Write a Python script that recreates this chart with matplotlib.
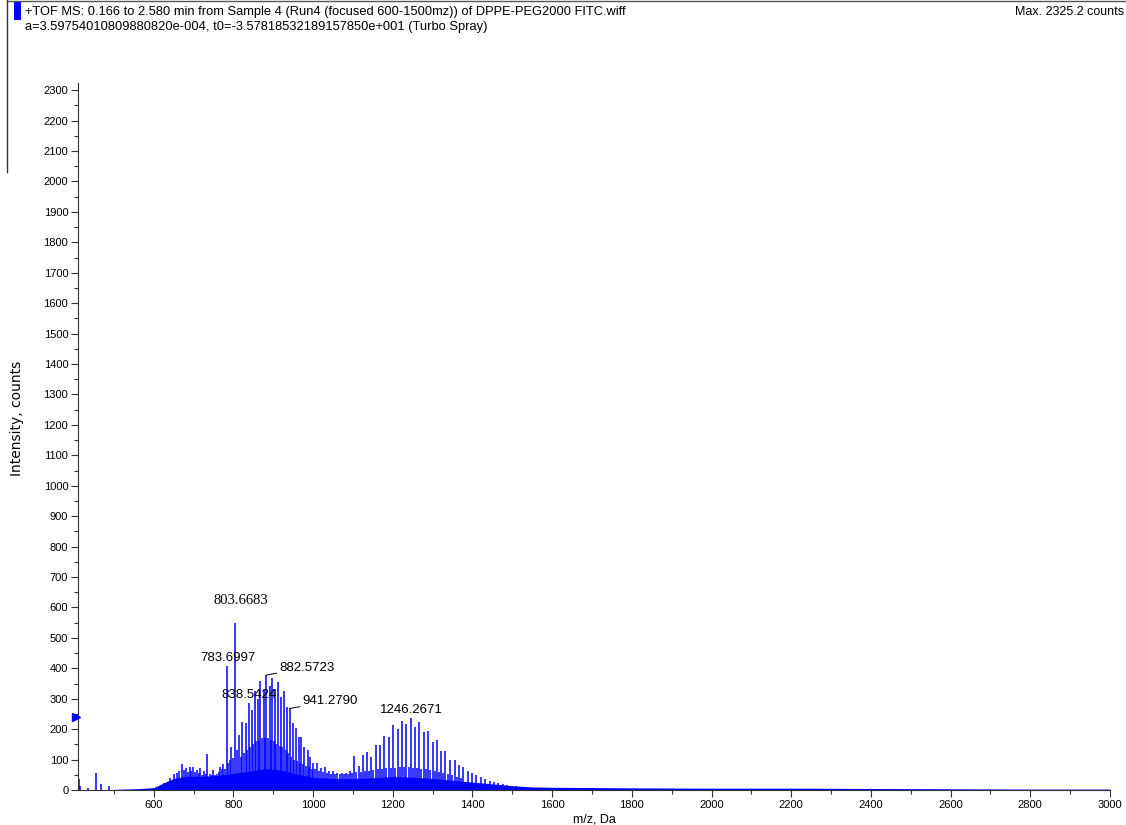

* * *

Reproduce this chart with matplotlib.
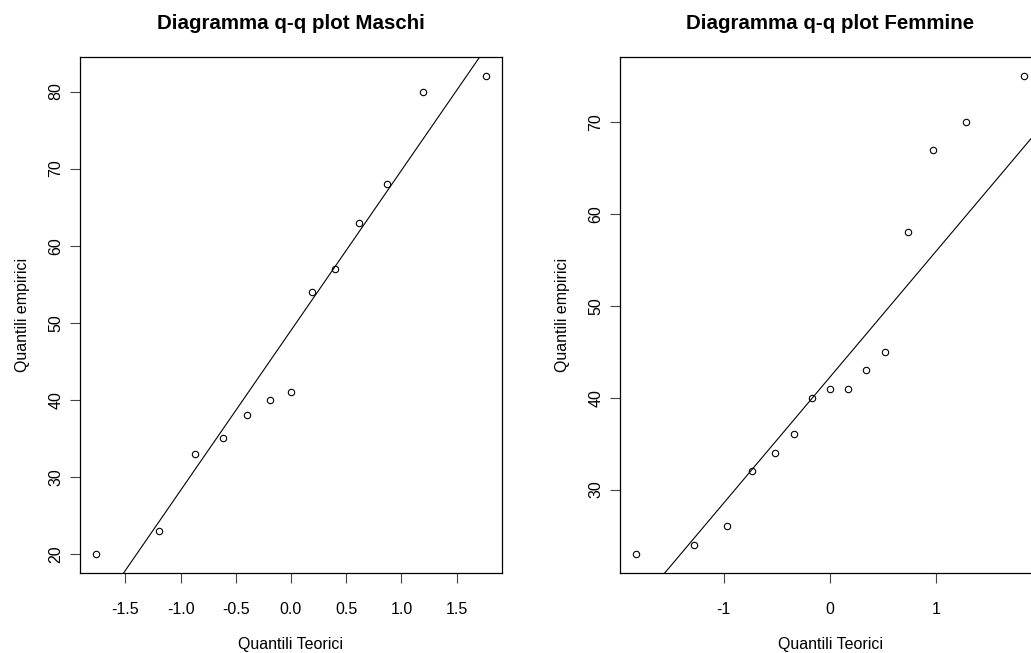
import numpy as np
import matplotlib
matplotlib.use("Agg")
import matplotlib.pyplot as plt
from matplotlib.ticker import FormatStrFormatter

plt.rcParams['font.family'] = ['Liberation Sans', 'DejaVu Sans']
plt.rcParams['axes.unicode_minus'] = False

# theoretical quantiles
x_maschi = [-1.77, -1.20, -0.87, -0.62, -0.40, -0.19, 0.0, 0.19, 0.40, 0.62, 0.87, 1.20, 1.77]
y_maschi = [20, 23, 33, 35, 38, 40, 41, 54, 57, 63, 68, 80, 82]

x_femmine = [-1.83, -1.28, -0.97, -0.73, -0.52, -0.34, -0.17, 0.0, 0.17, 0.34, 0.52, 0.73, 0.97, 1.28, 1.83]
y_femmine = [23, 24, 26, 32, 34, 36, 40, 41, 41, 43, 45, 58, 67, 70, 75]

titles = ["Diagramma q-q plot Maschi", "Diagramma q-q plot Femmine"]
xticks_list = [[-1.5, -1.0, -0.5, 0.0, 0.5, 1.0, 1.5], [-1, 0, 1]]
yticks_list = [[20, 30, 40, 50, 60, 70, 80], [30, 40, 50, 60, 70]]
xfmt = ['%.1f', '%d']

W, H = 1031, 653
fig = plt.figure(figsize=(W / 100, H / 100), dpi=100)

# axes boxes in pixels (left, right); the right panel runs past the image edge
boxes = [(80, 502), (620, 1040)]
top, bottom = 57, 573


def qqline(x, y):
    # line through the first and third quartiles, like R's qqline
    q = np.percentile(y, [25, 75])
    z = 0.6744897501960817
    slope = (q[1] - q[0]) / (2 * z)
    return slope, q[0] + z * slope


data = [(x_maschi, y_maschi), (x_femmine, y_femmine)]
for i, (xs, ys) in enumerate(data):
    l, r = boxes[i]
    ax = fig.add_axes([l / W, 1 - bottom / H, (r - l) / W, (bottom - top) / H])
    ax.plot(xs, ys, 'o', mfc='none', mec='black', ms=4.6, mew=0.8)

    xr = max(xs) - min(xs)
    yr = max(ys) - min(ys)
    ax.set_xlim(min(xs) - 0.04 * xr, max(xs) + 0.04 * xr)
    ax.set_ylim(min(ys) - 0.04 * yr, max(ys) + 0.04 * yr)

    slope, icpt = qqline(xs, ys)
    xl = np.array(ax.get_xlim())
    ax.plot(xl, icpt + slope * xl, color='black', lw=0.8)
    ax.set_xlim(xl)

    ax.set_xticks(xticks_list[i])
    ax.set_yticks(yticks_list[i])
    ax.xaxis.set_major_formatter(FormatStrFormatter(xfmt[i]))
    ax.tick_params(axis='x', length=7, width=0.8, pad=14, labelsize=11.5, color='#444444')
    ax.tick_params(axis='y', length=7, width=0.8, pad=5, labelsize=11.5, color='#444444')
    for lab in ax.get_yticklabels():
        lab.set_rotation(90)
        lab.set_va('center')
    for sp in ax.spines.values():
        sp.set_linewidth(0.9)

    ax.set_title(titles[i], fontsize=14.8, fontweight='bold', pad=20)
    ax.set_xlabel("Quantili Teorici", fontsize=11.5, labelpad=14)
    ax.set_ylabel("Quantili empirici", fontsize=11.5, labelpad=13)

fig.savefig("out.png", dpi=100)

...

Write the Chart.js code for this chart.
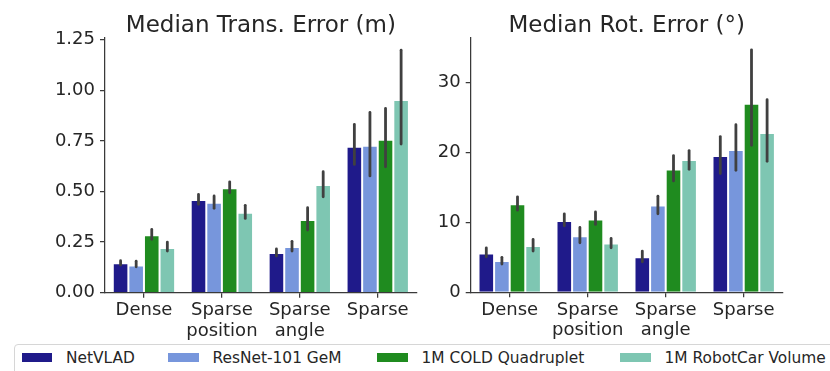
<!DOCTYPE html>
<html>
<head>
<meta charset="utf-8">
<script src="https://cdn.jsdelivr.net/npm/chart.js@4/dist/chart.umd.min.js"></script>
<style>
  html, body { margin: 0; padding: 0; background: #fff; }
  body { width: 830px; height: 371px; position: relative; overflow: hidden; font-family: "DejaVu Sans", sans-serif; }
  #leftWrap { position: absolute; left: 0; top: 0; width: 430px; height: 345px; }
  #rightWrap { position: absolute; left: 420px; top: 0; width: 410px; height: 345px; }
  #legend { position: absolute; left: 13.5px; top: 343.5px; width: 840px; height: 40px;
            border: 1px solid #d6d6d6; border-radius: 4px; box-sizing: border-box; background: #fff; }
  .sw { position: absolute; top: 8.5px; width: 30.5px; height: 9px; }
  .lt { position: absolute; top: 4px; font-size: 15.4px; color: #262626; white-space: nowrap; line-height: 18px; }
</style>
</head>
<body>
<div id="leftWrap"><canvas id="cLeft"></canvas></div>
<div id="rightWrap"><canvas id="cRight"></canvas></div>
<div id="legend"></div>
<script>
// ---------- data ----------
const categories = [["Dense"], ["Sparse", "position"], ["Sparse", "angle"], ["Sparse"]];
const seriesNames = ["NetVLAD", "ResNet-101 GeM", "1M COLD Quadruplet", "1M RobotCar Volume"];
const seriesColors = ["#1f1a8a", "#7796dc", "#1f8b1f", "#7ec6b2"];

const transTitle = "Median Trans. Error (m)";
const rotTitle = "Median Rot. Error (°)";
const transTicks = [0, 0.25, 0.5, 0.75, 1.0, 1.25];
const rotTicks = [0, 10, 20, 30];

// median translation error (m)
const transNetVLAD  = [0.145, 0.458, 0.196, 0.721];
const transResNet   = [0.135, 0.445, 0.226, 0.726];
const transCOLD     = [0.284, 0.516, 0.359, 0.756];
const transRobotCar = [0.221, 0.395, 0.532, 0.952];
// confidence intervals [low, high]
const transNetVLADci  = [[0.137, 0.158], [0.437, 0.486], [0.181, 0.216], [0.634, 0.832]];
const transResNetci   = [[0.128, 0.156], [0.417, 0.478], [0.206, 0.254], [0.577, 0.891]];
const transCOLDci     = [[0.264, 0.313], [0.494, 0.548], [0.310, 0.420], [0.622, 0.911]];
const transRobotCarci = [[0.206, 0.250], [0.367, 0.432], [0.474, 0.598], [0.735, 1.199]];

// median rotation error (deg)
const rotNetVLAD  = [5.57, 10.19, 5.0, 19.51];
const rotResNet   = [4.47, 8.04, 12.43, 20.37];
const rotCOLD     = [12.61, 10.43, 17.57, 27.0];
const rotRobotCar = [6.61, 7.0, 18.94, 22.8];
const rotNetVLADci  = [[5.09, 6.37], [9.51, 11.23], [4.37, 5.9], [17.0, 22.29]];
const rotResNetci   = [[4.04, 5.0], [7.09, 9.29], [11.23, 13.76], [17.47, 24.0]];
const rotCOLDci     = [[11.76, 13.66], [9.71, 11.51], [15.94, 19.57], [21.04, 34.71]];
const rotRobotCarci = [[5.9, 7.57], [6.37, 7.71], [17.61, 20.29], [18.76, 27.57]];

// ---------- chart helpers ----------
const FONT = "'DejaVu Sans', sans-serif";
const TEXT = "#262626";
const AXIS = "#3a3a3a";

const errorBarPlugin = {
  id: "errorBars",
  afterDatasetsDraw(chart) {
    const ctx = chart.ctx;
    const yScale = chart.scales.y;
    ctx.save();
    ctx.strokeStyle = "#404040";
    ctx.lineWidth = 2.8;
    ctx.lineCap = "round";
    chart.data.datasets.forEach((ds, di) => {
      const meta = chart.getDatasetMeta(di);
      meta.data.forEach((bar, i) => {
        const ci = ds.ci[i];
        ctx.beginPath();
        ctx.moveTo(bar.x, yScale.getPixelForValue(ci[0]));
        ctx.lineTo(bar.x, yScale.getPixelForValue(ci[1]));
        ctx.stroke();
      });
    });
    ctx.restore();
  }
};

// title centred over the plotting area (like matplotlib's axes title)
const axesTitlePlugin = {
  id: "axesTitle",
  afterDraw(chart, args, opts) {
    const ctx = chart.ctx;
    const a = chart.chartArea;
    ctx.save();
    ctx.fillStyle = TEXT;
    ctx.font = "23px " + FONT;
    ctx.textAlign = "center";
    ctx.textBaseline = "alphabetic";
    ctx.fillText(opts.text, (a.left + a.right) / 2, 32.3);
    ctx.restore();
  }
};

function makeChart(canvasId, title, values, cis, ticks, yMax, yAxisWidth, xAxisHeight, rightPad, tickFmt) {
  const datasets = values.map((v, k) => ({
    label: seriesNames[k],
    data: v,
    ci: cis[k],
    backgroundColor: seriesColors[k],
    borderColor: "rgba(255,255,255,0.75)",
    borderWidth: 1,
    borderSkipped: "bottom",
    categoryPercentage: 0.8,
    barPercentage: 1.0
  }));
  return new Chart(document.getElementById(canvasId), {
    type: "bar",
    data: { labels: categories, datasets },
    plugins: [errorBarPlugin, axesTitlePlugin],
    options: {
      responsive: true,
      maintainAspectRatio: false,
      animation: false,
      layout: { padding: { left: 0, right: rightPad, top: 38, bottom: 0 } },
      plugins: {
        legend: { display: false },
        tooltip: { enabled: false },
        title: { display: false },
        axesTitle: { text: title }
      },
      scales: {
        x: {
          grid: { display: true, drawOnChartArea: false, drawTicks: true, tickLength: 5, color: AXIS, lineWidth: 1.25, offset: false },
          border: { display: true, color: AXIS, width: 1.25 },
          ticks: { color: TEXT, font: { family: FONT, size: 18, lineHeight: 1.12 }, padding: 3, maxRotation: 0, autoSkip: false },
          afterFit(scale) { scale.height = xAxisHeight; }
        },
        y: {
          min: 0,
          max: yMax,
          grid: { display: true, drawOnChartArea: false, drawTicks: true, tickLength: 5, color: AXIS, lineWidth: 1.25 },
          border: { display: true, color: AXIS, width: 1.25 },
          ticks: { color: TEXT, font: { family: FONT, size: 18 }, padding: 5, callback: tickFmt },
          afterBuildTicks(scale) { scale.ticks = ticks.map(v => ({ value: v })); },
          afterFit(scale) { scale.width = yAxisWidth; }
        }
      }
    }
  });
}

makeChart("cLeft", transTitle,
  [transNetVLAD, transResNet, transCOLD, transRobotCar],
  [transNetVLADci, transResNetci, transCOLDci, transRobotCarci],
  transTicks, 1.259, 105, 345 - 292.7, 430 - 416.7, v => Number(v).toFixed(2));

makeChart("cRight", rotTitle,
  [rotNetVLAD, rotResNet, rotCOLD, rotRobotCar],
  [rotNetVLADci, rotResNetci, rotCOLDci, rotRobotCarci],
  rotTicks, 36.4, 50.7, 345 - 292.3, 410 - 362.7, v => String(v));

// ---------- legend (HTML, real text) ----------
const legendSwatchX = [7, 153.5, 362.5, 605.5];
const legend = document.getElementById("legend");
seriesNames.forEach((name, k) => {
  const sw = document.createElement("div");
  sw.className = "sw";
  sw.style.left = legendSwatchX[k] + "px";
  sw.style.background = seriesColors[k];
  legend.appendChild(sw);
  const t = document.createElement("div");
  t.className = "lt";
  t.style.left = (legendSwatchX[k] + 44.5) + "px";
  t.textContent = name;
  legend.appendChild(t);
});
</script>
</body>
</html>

◆ Short exercise:
Take only the lines above from the one that has "Reproduce this chart with matplotlib." through the one that has "xfmt = ['%.1f', '%d']" and reproduce them exactly, omitting any pictures.

◆ Finished answer:
Reproduce this chart with matplotlib.
import numpy as np
import matplotlib
matplotlib.use("Agg")
import matplotlib.pyplot as plt
from matplotlib.ticker import FormatStrFormatter

plt.rcParams['font.family'] = ['Liberation Sans', 'DejaVu Sans']
plt.rcParams['axes.unicode_minus'] = False

# theoretical quantiles
x_maschi = [-1.77, -1.20, -0.87, -0.62, -0.40, -0.19, 0.0, 0.19, 0.40, 0.62, 0.87, 1.20, 1.77]
y_maschi = [20, 23, 33, 35, 38, 40, 41, 54, 57, 63, 68, 80, 82]

x_femmine = [-1.83, -1.28, -0.97, -0.73, -0.52, -0.34, -0.17, 0.0, 0.17, 0.34, 0.52, 0.73, 0.97, 1.28, 1.83]
y_femmine = [23, 24, 26, 32, 34, 36, 40, 41, 41, 43, 45, 58, 67, 70, 75]

titles = ["Diagramma q-q plot Maschi", "Diagramma q-q plot Femmine"]
xticks_list = [[-1.5, -1.0, -0.5, 0.0, 0.5, 1.0, 1.5], [-1, 0, 1]]
yticks_list = [[20, 30, 40, 50, 60, 70, 80], [30, 40, 50, 60, 70]]
xfmt = ['%.1f', '%d']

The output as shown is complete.